COMMUNITY MAPPING GUIDE OVERVIEW
Students from around the country are working on civic issues-- from serving in middle schools to organizing campuses around eliminating sweatshops-- to improve communities and the broader world. As a way to support those efforts and support the broader goal of helping you take action on the issues you care most deeply about, we have created this community mapping activity to help you identify the potential assets and allies that exist on your campus and also help you determine the gaps on your campus. After this initial mapping, you will be able to develop strategies for action and find additional resources to promote student involvement and the issues you care about. Remember, it is most often institutions that are apathetic, not students. After using this mapping tool you will be able to hold your campus accountable for providing more opportunities.
Mapping is a core community building skill that is a way of life for the best community organizers (See Historical Background section). When you hear the word mapping you probably think of a traditional street map that tells you where something is located and how to get there. Community mapping does the same thing, except the purpose is to evaluate your campus is regard to student voice and student civic engagement. It will also help you locate assets for getting involved and making democratic change on your campus. It can help you get started on implementing desired civic changes. Most importantly, mapping is a tool that initiates a community building process on a campus that helps locate allies and resources so that change is possible.
This mapping tool is layered so that it can be used for a quick analysis of your campus; or it can be used as a means of longer-term community mapping of campus-community connections. Some students will stop after the initial mapping with an assessment of campus and have recommendations for action; others will see the initial mapping simply as the start of an intensive community mapping process on campus. Both will be valuable and useful.

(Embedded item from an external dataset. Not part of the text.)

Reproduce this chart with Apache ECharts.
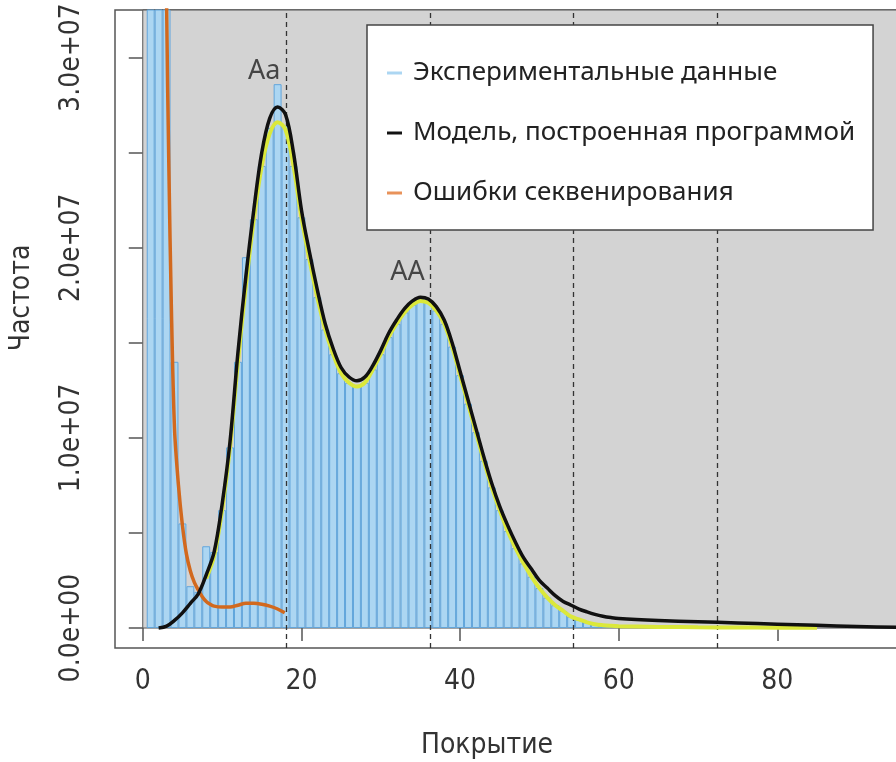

We suggest organizing this activity with a group of 5 to 25 students from a single campus. Finding the right group of students depends on you and your campus: you may organize it with a group of students in a class ; a group of students in your residence hall; a student organization on campus; members of student government; or even a group of friends. You may also want to get the assistance of the community service director on your campus, or a sympathetic faculty member. These elders will bring an institutional memory that other students may not have. They can inform you of the history and the tradition of students voice and action on campus.
The Community Mapping Activity I through Activity V (without the interviews) can be done in less than 2 hours. If you do interviews, each interview will probably take up to 1 hour each. However, the Community Mapping activity should be thought of as a community building process, and time will vary depending on how useful it is for you on your campus.
After the initial Community Mapping there are many ways to proceed, including interviews, conversations with other students who are mapping their campus, regional conversations about your institutions, writing an article to the student newspaper, meeting with faculty and / or administrators, or presenting your maps to a group of community partners.